* [Problem]
Read through the entries below and return each line with the word "this".

Charts and diagrams as code:
— BEGIN —
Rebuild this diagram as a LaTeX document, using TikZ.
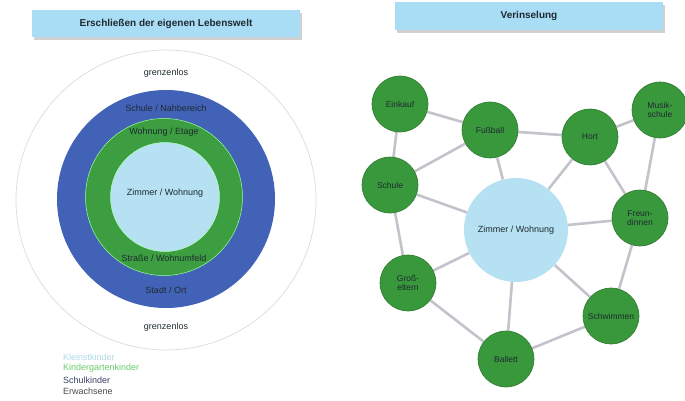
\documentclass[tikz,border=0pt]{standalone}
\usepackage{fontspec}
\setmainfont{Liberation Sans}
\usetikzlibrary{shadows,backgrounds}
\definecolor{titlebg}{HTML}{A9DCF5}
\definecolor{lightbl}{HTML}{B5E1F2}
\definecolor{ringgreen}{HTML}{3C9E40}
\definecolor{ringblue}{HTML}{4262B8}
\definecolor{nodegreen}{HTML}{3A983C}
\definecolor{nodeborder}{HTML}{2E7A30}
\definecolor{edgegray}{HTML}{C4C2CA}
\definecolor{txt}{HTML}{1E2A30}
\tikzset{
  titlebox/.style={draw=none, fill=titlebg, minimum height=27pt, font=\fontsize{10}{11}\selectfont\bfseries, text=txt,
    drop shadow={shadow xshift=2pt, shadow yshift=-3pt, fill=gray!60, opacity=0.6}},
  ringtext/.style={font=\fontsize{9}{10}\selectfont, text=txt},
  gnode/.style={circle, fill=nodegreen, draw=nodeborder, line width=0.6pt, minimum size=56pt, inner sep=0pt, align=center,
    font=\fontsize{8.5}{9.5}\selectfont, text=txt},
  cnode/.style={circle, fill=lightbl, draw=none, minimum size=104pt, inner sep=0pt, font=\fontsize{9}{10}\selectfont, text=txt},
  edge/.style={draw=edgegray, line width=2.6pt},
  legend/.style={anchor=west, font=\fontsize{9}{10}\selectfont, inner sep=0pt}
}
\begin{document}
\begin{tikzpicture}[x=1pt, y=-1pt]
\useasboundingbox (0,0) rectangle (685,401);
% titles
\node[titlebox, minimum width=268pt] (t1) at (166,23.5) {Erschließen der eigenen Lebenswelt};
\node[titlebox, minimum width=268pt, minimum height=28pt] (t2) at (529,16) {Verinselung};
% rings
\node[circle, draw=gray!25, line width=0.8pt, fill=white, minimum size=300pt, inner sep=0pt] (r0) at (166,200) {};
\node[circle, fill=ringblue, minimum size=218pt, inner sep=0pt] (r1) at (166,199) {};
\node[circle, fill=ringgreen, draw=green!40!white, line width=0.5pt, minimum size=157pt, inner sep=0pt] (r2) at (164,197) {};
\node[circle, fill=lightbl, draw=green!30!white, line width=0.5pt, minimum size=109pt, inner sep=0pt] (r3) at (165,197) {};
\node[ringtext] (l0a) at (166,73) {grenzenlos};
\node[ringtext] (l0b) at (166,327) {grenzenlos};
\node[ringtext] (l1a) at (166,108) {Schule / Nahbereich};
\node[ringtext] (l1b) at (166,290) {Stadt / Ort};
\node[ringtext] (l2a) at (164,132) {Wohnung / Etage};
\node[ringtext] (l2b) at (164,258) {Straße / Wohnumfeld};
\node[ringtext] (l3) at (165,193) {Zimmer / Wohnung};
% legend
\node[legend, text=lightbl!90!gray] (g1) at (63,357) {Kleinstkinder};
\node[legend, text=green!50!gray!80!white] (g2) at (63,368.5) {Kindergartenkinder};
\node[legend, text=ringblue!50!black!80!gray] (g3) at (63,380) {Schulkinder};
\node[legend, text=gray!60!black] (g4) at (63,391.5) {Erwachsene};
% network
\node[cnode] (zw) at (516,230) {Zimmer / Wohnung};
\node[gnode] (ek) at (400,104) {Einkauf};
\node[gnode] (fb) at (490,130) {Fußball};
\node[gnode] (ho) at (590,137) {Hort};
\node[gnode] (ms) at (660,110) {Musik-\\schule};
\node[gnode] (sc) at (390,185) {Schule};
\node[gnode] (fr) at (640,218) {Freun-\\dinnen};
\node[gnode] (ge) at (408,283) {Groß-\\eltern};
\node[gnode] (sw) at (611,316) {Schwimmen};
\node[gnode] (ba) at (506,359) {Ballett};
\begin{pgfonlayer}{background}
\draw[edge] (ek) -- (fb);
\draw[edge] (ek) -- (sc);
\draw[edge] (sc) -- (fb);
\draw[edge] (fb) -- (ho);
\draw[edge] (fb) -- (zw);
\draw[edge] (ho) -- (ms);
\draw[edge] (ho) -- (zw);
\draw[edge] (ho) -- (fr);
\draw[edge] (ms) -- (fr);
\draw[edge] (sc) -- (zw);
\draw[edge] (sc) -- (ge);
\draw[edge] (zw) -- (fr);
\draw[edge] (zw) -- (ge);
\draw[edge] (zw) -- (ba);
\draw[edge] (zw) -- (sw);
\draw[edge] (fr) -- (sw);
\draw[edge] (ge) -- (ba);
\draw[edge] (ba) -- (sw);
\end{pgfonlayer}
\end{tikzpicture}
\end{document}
— END —
— BEGIN —
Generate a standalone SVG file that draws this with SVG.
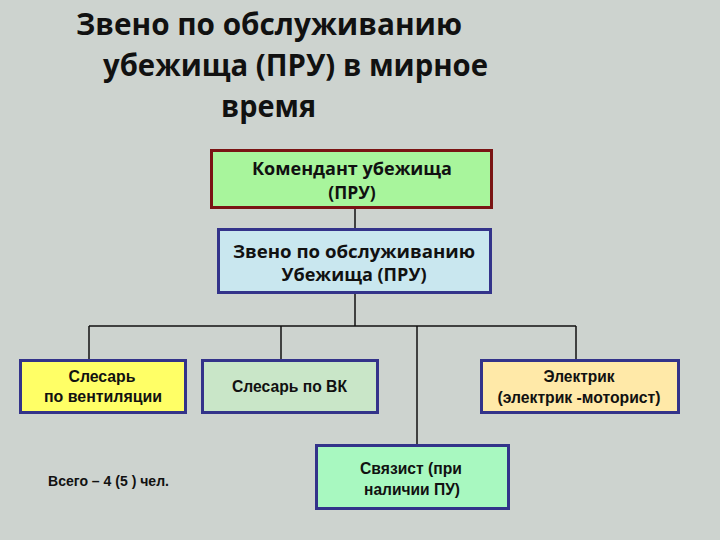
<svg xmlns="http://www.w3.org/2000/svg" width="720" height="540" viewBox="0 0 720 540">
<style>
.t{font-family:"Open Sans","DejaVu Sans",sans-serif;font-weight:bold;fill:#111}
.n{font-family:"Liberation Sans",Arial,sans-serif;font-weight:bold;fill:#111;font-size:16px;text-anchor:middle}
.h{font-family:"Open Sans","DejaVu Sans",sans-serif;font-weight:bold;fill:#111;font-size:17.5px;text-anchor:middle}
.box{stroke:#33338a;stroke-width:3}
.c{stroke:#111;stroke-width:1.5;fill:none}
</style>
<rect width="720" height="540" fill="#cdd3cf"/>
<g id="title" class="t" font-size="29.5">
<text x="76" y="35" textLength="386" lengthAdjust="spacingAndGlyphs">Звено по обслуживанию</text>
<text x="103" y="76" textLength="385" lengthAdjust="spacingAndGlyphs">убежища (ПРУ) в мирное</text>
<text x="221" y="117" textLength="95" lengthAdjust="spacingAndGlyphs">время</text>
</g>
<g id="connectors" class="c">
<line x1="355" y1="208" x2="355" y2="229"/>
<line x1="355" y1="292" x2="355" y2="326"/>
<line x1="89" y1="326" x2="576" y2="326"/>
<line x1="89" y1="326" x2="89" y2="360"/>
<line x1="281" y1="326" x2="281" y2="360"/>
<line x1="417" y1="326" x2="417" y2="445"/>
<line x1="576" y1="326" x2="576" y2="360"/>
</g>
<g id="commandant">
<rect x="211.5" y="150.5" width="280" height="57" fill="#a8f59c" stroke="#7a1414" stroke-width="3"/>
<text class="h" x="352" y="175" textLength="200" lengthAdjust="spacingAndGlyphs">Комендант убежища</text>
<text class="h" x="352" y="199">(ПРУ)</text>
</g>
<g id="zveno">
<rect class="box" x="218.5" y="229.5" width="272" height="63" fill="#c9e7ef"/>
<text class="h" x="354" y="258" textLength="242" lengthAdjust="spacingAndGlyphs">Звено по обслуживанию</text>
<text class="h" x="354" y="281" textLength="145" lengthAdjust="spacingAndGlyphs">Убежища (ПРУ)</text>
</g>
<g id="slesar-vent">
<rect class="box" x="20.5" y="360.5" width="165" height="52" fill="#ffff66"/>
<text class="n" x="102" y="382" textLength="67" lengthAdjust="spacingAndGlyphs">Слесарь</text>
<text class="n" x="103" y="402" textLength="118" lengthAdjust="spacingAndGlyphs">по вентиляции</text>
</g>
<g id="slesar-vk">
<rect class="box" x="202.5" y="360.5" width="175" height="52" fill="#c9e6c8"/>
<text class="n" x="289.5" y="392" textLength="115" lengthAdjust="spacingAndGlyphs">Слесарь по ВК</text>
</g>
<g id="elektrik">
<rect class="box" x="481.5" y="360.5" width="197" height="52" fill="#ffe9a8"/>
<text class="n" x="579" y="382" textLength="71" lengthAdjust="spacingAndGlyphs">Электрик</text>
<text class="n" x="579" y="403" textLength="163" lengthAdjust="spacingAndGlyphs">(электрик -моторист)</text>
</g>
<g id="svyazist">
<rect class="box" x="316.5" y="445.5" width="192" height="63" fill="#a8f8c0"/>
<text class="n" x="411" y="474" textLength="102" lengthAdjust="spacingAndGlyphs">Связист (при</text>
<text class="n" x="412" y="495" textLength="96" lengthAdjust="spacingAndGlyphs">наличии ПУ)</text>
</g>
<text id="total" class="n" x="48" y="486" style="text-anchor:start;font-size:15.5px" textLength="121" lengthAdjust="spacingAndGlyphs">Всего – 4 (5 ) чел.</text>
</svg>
— END —
* [Result of the exercise]
Rebuild this diagram as a LaTeX document, using TikZ.
Generate a standalone SVG file that draws this with SVG.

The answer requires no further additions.